Multilingual Voice Bots: Best Practices for India, SEA, and MENA Markets

4 Jul 2026

Why "Adding More Languages" Is the Wrong Approach

Most businesses frame multilingual voice AI as a translation problem. Switch on the languages. Translate the scripts. Go live.

Three weeks later, escalation rates are climbing, callers are repeating themselves, and the deployment is underperforming- despite the vendor's language support list looking perfectly adequate on paper.

The problem is structural. Building a multilingual voice bot for India, Southeast Asia, and MENA is not about plugging more languages into a system built for English. It is about building for how these markets actually speak in blended, mixed, accent-heavy, dialect-rich conversation that global models were simply not designed to handle.

This guide covers the real implementation challenges, region by region, and the practices that make the difference between a deployment that converts and one that frustrates.

The Universal Challenge Across All Three Markets: Code-Switching

Before going region-specific, one principle applies equally to India, SEA, and MENA:

Code-switching voice AI is the core technical problem- not an edge case.

Code-switching is moving between two or more languages within a single sentence. It is not a communication failure. It is how educated, multilingual professionals naturally speak every day.

A real Indian customer service call might sound like:

"Sir, aapka loan amount sanctioned ho gaya hai, but documentation pending hai, can you please share the scan?"

That single sentence contains Hindi, English, and a mid-sentence code-switch. Most standard ASR models trained on monolingual data will misinterpret it not because the caller was unclear, but because the model was not built for how this market actually communicates.

The rule: a voice AI system that cannot handle code-switching will fail on your most fluent, highest-value callers.

The solution is not separate monolingual models stitched together.

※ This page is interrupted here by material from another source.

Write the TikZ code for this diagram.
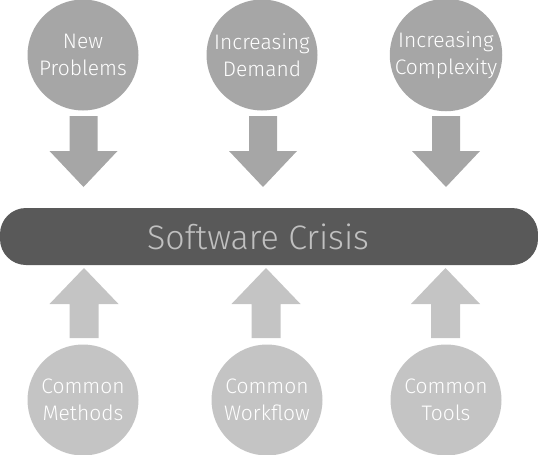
\documentclass[tikz,border=0pt]{standalone}
\usepackage{fontspec}
\setmainfont{Fira Sans Light}
\begin{document}
\begin{tikzpicture}[x=1pt,y=-1pt,
  topc/.style={circle,fill=topgray,minimum size=111pt,inner sep=0pt,text=white,align=center,font=\fontsize{21}{26.5}\selectfont},
  botc/.style={circle,fill=botgray,minimum size=111pt,inner sep=0pt,text=white,align=center,font=\fontsize{21}{26.5}\selectfont},
  bar/.style={rounded corners=26pt,fill=bargray,minimum width=538pt,minimum height=57pt,inner sep=0pt},
]
\definecolor{topgray}{HTML}{A6A6A6}
\definecolor{botgray}{HTML}{C4C4C4}
\definecolor{bargray}{HTML}{595959}
\definecolor{bartext}{HTML}{C0C0C0}
\useasboundingbox (0,0) rectangle (538,455);
% bar
\node[bar] (crisis) at (269,236.5) {};
\node[text=bartext,font=\fontsize{34}{40}\selectfont] (crisistext) at (258,237) {Software Crisis};
% top circles
\node[topc] (np) at (83,55) {New\\Problems};
\node[topc] (id) at (262,55) {Increasing\\Demand};
\node[topc] (ic) at (446,55) {Increasing\\Complexity};
% bottom circles
\node[botc] (cm) at (83,400) {Common\\Methods};
\node[botc] (cw) at (267,400) {Common\\Workflow};
\node[botc] (ct) at (446,400) {Common\\Tools};
% down arrows
\foreach \c in {83.5,263,446}{
  \fill[topgray] (\c-14,116) -- (\c+14,116) -- (\c+14,151) -- (\c+34,151) -- (\c,187) -- (\c-34,151) -- (\c-14,151) -- cycle;
}
% up arrows
\foreach \c in {84,266,445.5}{
  \fill[botgray] (\c-14.5,338) -- (\c+14.5,338) -- (\c+14.5,304) -- (\c+34.5,304) -- (\c,268) -- (\c-34.5,304) -- (\c-14.5,304) -- cycle;
}
\end{tikzpicture}
\end{document}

It is multilingual transformer models that process mixed-language tokens natively, with automatic language detection running in the first two to three seconds of audio before the first response is even generated.

India: 22 Languages, 120+ Dialects, One Pipeline

India is the most linguistically complex deployment environment in the world for voice AI. A single inbound queue in any major city can receive calls in Hindi, Tamil, Telugu, Bengali, Kannada, Marathi, Gujarati, and English sometimes from the same neighbourhood.

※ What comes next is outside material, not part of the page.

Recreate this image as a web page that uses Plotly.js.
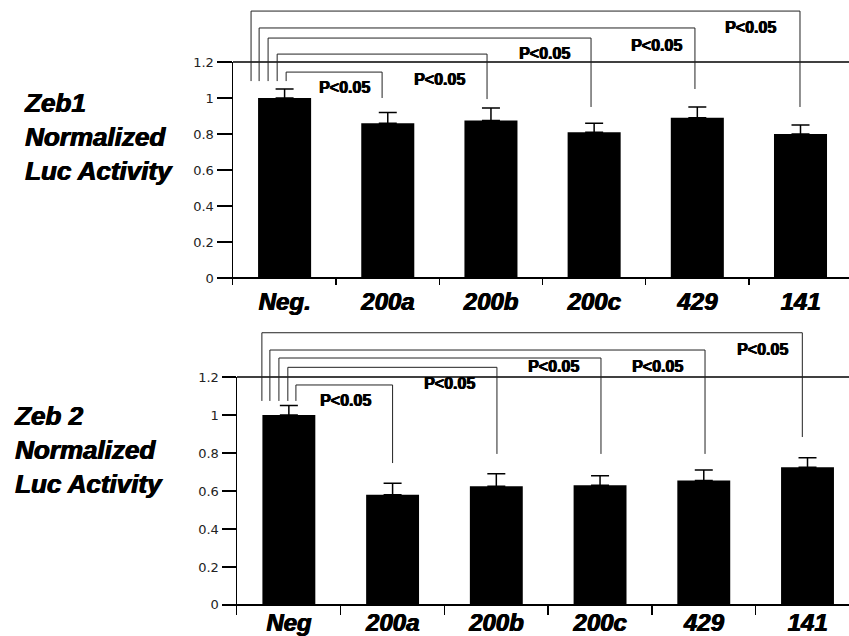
<!DOCTYPE html>
<html>
<head>
<meta charset="utf-8">
<script src="https://cdn.plot.ly/plotly-3.0.1.min.js"></script>
<style>
  html, body { margin: 0; padding: 0; background: #fff; }
  #top { position: absolute; left: 0; top: 0; width: 849px; height: 318px; }
  #bot { position: absolute; left: 0; top: 318px; width: 849px; height: 318px; }
</style>
</head>
<body>
<div id="top"></div>
<div id="bot"></div>
<script>
// ---------- data ----------
const categoriesZeb1 = ["Neg.", "200a", "200b", "200c", "429", "141"];
const valuesZeb1 = [1.0, 0.86, 0.875, 0.81, 0.89, 0.80];
const errorsZeb1 = [0.05, 0.06, 0.07, 0.05, 0.06, 0.05];

const categoriesZeb2 = ["Neg", "200a", "200b", "200c", "429", "141"];
const valuesZeb2 = [1.0, 0.58, 0.625, 0.63, 0.655, 0.725];
const errorsZeb2 = [0.05, 0.06, 0.065, 0.05, 0.055, 0.05];

const yTickVals = [0, 0.2, 0.4, 0.6, 0.8, 1, 1.2];
const yTickText = ["0", "0.2", "0.4", "0.6", "0.8", "1", "1.2"];
const sigLabel = "P<0.05";

const titleZeb1 = "Zeb1";
const titleZeb2 = "Zeb 2";
const titleLine2 = "Normalized";
const titleLine3 = "Luc Activity";

const heavy = '0.7px 0 0 #000, -0.3px 0 0 #000';

// ---------- layout helpers ----------
function makeFigure(divId, cats, vals, errs, title, cfg) {
  const yr = cfg.yrange;
  const p = v => (v - yr[0]) / (yr[1] - yr[0]);
  const shapes = [];
  const annotations = [];
  // top frame line at 1.2
  shapes.push({type: 'line', xref: 'paper', yref: 'paper', x0: 0, x1: 1, y0: 1, y1: 1,
               line: {color: '#000', width: 1.3}});
  // significance brackets
  cfg.br.forEach(b => {
    const ln = {color: '#222', width: 1};
    shapes.push({type: 'line', xref: 'x', yref: 'paper', x0: b.xl, x1: b.xl, y0: p(cfg.leftBottom), y1: p(b.level), line: ln});
    shapes.push({type: 'line', xref: 'x', yref: 'paper', x0: b.xl, x1: b.xr, y0: p(b.level), y1: p(b.level), line: ln});
    shapes.push({type: 'line', xref: 'x', yref: 'paper', x0: b.xr, x1: b.xr, y0: p(b.level), y1: p(b.drop), line: ln});
    annotations.push({xref: 'x', yref: 'paper', x: b.lx, y: p(b.ly), text: sigLabel, showarrow: false,
                      xanchor: 'center', yanchor: 'middle',
                      font: {family: 'Liberation Sans, Arial, sans-serif', size: 16, weight: 'bold', color: '#000', shadow: heavy}});
  });
  // left title
  annotations.push({xref: 'paper', yref: 'paper', x: cfg.titleX, y: cfg.titleY, xanchor: 'left', yanchor: 'middle',
                    align: 'left', showarrow: false,
                    text: title + '<br>' + titleLine2 + '<br>' + titleLine3,
                    font: {family: 'Liberation Sans, Arial, sans-serif', size: 26, weight: 'bold', style: 'italic', color: '#000', shadow: heavy}});

  const trace = {
    type: 'bar', x: cats, y: vals, width: cfg.barWidth,
    marker: {color: '#000', line: {width: 0}},
    error_y: {type: 'data', symmetric: false, array: errs, arrayminus: errs.map(() => 0),
              color: '#000', thickness: 1.5, width: 9},
    hoverinfo: 'none'
  };
  const layout = {
    width: 849, height: 318,
    margin: {l: cfg.ml, r: 0, t: cfg.mt, b: cfg.mb, pad: 0},
    paper_bgcolor: '#fff', plot_bgcolor: '#fff',
    showlegend: false,
    xaxis: {
      type: 'category', range: cfg.xrange, fixedrange: true,
      showline: false, showgrid: false, zeroline: false,
      ticks: 'inside', tickson: 'boundaries', ticklen: cfg.sepLen, tickwidth: 1.5, tickcolor: '#000',
      tickfont: {family: 'Liberation Sans, Arial, sans-serif', size: 24, weight: 'bold', style: 'italic', color: '#000', shadow: heavy},
      ticklabelstandoff: cfg.standoff
    },
    yaxis: {
      range: yr, fixedrange: true,
      showline: true, linecolor: '#000', linewidth: 1.5,
      showgrid: false, zeroline: true, zerolinecolor: '#000', zerolinewidth: 1.5,
      tickmode: 'array', tickvals: yTickVals, ticktext: yTickText,
      ticks: 'outside', ticklen: cfg.yTickLen, tickwidth: 1.3, tickcolor: '#000',
      tickfont: {family: 'DejaVu Sans, sans-serif', size: 13, color: '#222'}
    },
    shapes: shapes,
    annotations: annotations
  };
  Plotly.newPlot(divId, [trace], layout, {staticPlot: true, displayModeBar: false});
}

makeFigure('top', categoriesZeb1, valuesZeb1, errorsZeb1, titleZeb1, {
  yrange: [-0.039, 1.2], xrange: [-0.5, 5.47], barWidth: 0.514,
  ml: 233, mt: 62, mb: 33, sepLen: 7, yTickLen: 15, standoff: 0,
  titleX: -0.3425, titleY: 0.664,
  leftBottom: 1.094,
  br: [
    {xl: 0.015, xr: 0.945, level: 1.144, drop: 1.0, lx: 0.577, ly: 1.056},
    {xl: -0.072, xr: 1.962, level: 1.244, drop: 0.994, lx: 1.497, ly: 1.1},
    {xl: -0.16, xr: 2.97, level: 1.333, drop: 0.95, lx: 2.515, ly: 1.25},
    {xl: -0.247, xr: 3.977, level: 1.389, drop: 1.05, lx: 3.6, ly: 1.294},
    {xl: -0.325, xr: 4.995, level: 1.483, drop: 0.95, lx: 4.52, ly: 1.394}
  ]
});

makeFigure('bot', categoriesZeb2, valuesZeb2, errorsZeb2, titleZeb2, {
  yrange: [-0.053, 1.2], xrange: [-0.5, 5.4], barWidth: 0.51,
  ml: 237, mt: 59, mb: 21, sepLen: 10, yTickLen: 14, standoff: -9,
  titleX: -0.3676, titleY: 0.693,
  leftBottom: 1.074,
  br: [
    {xl: 0.068, xr: 1.0, level: 1.158, drop: 0.747, lx: 0.55, ly: 1.075},
    {xl: -0.01, xr: 2.006, level: 1.251, drop: 0.795, lx: 1.553, ly: 1.168},
    {xl: -0.096, xr: 3.009, level: 1.3, drop: 0.795, lx: 2.555, ly: 1.254},
    {xl: -0.183, xr: 4.012, level: 1.342, drop: 0.795, lx: 3.558, ly: 1.253},
    {xl: -0.26, xr: 4.95, level: 1.433, drop: 0.884, lx: 4.57, ly: 1.347}
  ]
});
</script>
</body>
</html>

Two facts every India deployment must start with:

Fact 1- Registered language fields are unreliable. Internal migration creates a persistent gap between the language a customer selected at on boarding and the language they actually prefer today. Voice AI deployments that route by registered language misroute 20–30% of calls showing up as escalations, not misconfigurations.

Fact 2- Global ASR models underperform badly on Indian audio. Word Error Rates on global models run at 12–25% on Indian-accented and code-switched audio. India-tuned models on the same audio run at 4–8% WER.

That is a 3–5x error-rate gap and it is the difference between a local accent voice recognition system that works in production and one that frustrates callers into hanging up.

What good implementation looks like in India:

  • Language detection in under 2 seconds- before the caller finishes their first sentence, not after.
  • Hinglish-aware ASR- English vocabulary inserted mid-Hindi sentence must be treated as valid input, not noise.
  • Prosody-matched TTS- a Tamil-speaker in Chennai and a Punjabi-speaker in Delhi both speak English with entirely different rhythm and stress patterns; mismatched prosody is immediately perceptible even when the words are accurate.
  • Test on your own audio- pull 50 anonymised recordings from your actual contact centre and run them through any ASR model before committing; vendor benchmarks use clean studio audio; your calls do not.

Southeast Asia: Code-Switching Is the Default Register

Southeast Asia operates across more than a dozen active languages- Bahasa Indonesia, Bahasa Melayu, Filipino, Vietnamese, Thai, Khmer, Burmese, and multiple Chinese dialects- across 671 million people.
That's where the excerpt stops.